Well I thought that was the most ridiculous, and depressing, thing I had heard in a long time, because I think it could easily take the rest of my life to "convince the world" that I'm right, no matter how hard I try. We had this conversation where she said,

"well, you can't just discount your critics, you have to think about their concerns. You can't just 'bash them over the head with data', you have to convince them."

And I said, "well, some people are just charismatic and convincing, but I've never been that sort of person and I don't think you can learn how to be that way. "

And she said, "no no no, it's not personality in science, it's all about the data."

And I said, "you just told me not to 'bash them over the head with data'?" ???

Granted, this conversation made no sense, and she had to go so I didn't have time to find out exactly what she was driving at, so I'm guessing.

So my question for today is, do you have to convince all your critics?

I'm inclined to think that scientists are stubborn, and some people will go to their graves without changing their minds.

I'd like the think that scientists who are well-trained and open-minded will be convinced by the data, so long as I don't, as one person put it, "oversell" the model.

For the ones who are skeptical but convinceable, one might think that publishing a series of papers, all with consistent data supporting your model, would eventually win them over. One figure at a time.

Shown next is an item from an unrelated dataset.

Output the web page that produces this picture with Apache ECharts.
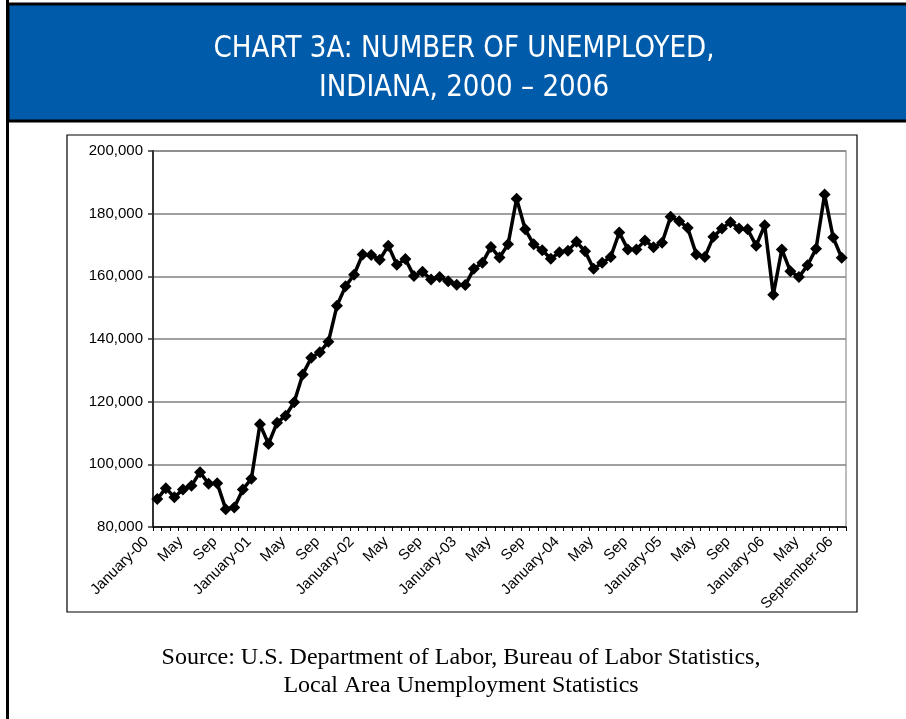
<!DOCTYPE html>
<html>
<head>
<meta charset="utf-8">
<script src="https://cdn.jsdelivr.net/npm/echarts@6/dist/echarts.min.js"></script>
<style>
html,body{margin:0;padding:0;background:#fff;}
#c{width:906px;height:719px;}
</style>
</head>
<body>
<div id="c"></div>
<script>
const categories = [
 "Jan-00","Feb-00","Mar-00","Apr-00","May-00","Jun-00","Jul-00","Aug-00","Sep-00","Oct-00","Nov-00","Dec-00",
 "Jan-01","Feb-01","Mar-01","Apr-01","May-01","Jun-01","Jul-01","Aug-01","Sep-01","Oct-01","Nov-01","Dec-01",
 "Jan-02","Feb-02","Mar-02","Apr-02","May-02","Jun-02","Jul-02","Aug-02","Sep-02","Oct-02","Nov-02","Dec-02",
 "Jan-03","Feb-03","Mar-03","Apr-03","May-03","Jun-03","Jul-03","Aug-03","Sep-03","Oct-03","Nov-03","Dec-03",
 "Jan-04","Feb-04","Mar-04","Apr-04","May-04","Jun-04","Jul-04","Aug-04","Sep-04","Oct-04","Nov-04","Dec-04",
 "Jan-05","Feb-05","Mar-05","Apr-05","May-05","Jun-05","Jul-05","Aug-05","Sep-05","Oct-05","Nov-05","Dec-05",
 "Jan-06","Feb-06","Mar-06","Apr-06","May-06","Jun-06","Jul-06","Aug-06","Sep-06"
];
const unemployed = [
 88900, 92400, 89500, 92000, 93200, 97500, 93800, 94000, 85700, 86200, 92000, 95400,
 112800,106500,113300,115500,119800,128700,134000,135800,139100,150600,156800,160500,
 167000,166800,165300,169800,163700,165500,160100,161500,159000,159800,158400,157300,
 157200,162400,164300,169400,166000,170200,184800,175000,170200,168300,165600,167700,
 168200,171000,168000,162400,164300,166200,174000,168600,168600,171400,169300,170700,
 179000,177600,175500,167000,166200,172600,175300,177300,175300,175000,169800,176300,
 154100,168600,161600,159800,163500,168800,186100,172400,165900
];
const tickLabels = [
 "January-00","May","Sep","January-01","May","Sep","January-02","May","Sep",
 "January-03","May","Sep","January-04","May","Sep","January-05","May","Sep",
 "January-06","May","September-06"
];
const yTicks = { min: 80000, max: 200000, interval: 20000 };
const titleLines = ["CHART 3A: NUMBER OF UNEMPLOYED,", "INDIANA, 2000 \u2013 2006"];
const sourceLines = ["Source: U.S. Department of Labor, Bureau of Labor Statistics,", "Local Area Unemployment Statistics"];

const titleFont = '30px "Liberation Sans Narrow","DejaVu Sans Condensed","Roboto Condensed",sans-serif';
const chart = echarts.init(document.getElementById('c'), null, {renderer:'canvas'});
const option = {
  animation: false,
  backgroundColor: '#ffffff',
  graphic: [
    {type:'rect', shape:{x:8,y:4,width:900,height:117}, style:{fill:'#005CAA', stroke:'#000', lineWidth:3}, z:0},
    {type:'rect', shape:{x:6,y:0,width:3,height:719}, style:{fill:'#000'}, z:1},
    {type:'text', x:464, y:49, scaleX:0.97, style:{text:titleLines[0], fill:'#fff', font:titleFont, align:'center', verticalAlign:'middle'}, z:2},
    {type:'text', x:464, y:88, scaleX:0.97, style:{text:titleLines[1], fill:'#fff', font:titleFont, align:'center', verticalAlign:'middle'}, z:2},
    {type:'rect', shape:{x:67,y:135,width:790,height:477}, style:{fill:'none', stroke:'#000', lineWidth:1.2}, z:0},
    {type:'text', x:461, y:658, style:{text:sourceLines[0], fill:'#000', font:'24px "Liberation Serif","Times New Roman",serif', align:'center', verticalAlign:'middle'}, z:2},
    {type:'text', x:461, y:686, style:{text:sourceLines[1], fill:'#000', font:'24px "Liberation Serif","Times New Roman",serif', align:'center', verticalAlign:'middle'}, z:2}
  ],
  grid: {left:153, right:60, top:151, bottom:192, show:true, borderColor:'#a6a6a6', borderWidth:1.5, backgroundColor:'transparent'},
  xAxis: {
    type:'category', data:categories, boundaryGap:true,
    axisLine:{show:true, lineStyle:{color:'#000', width:1.5}},
    axisTick:{show:true, interval:0, length:4, lineStyle:{color:'#000', width:1}},
    axisLabel:{interval:3, rotate:45, color:'#000', fontSize:15, fontFamily:'"Liberation Sans",Arial,sans-serif',
      margin:12, verticalAlign:'bottom', padding:[0,8,0,0],
      formatter:function(v, i){ return tickLabels[Math.round(i/4)] || ''; }},
    splitLine:{show:false}
  },
  yAxis: {
    type:'value', min:yTicks.min, max:yTicks.max, interval:yTicks.interval,
    axisLine:{show:true, lineStyle:{color:'#333', width:2}},
    axisTick:{show:true, length:5, lineStyle:{color:'#333', width:1.5}},
    axisLabel:{color:'#000', fontSize:15, fontFamily:'"Liberation Sans",Arial,sans-serif', margin:10,
      formatter:function(v){ return v.toLocaleString('en-US'); }},
    splitLine:{show:true, lineStyle:{color:'#808080', width:1.5}}
  },
  series: [{
    type:'line', data:unemployed, symbol:'diamond', symbolSize:12, showSymbol:true, showAllSymbol:true,
    lineStyle:{color:'#000', width:3.5}, itemStyle:{color:'#000'}
  }]
};
chart.setOption(option);
</script>
</body>
</html>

And my advisor did say that this last one is what she does, and that I am doing the right thing, in that respect.

But I'm still not sure what she means, or if I am inclined to agree that I should spend a lot of time wondering and worrying about what my critics are criticizing behind my back. Especially when I know that some of their beliefs are just that- beliefs based on artifactual data, like religion. You can have faith if you want to, but you can't prove anything. And in my experience, there is no hope of convincing someone that their beliefs are wrong.

And who am I to tell people what to believe? All I can do is offer suggestions.

I was also thinking today how I have major problems with authority, always have, probably always will. And how maybe, had I gone to church or joined the army, I would have learned the hard way how to deal with authority. But don't you think it's strange there are more classes on leadership and none on fitting in with the crowd (aside from What Not to Wear)? On the one hand, our society supposedly values people who stand out, stick out their necks, make a change in the world, etc. On the other hand, our society does not make it easy for those people to live their lives and make a change in the world. There is always a lot of backlash.

Something about shining brightly and burning candlesticks on both ends, or something. Double-edge swords, etc.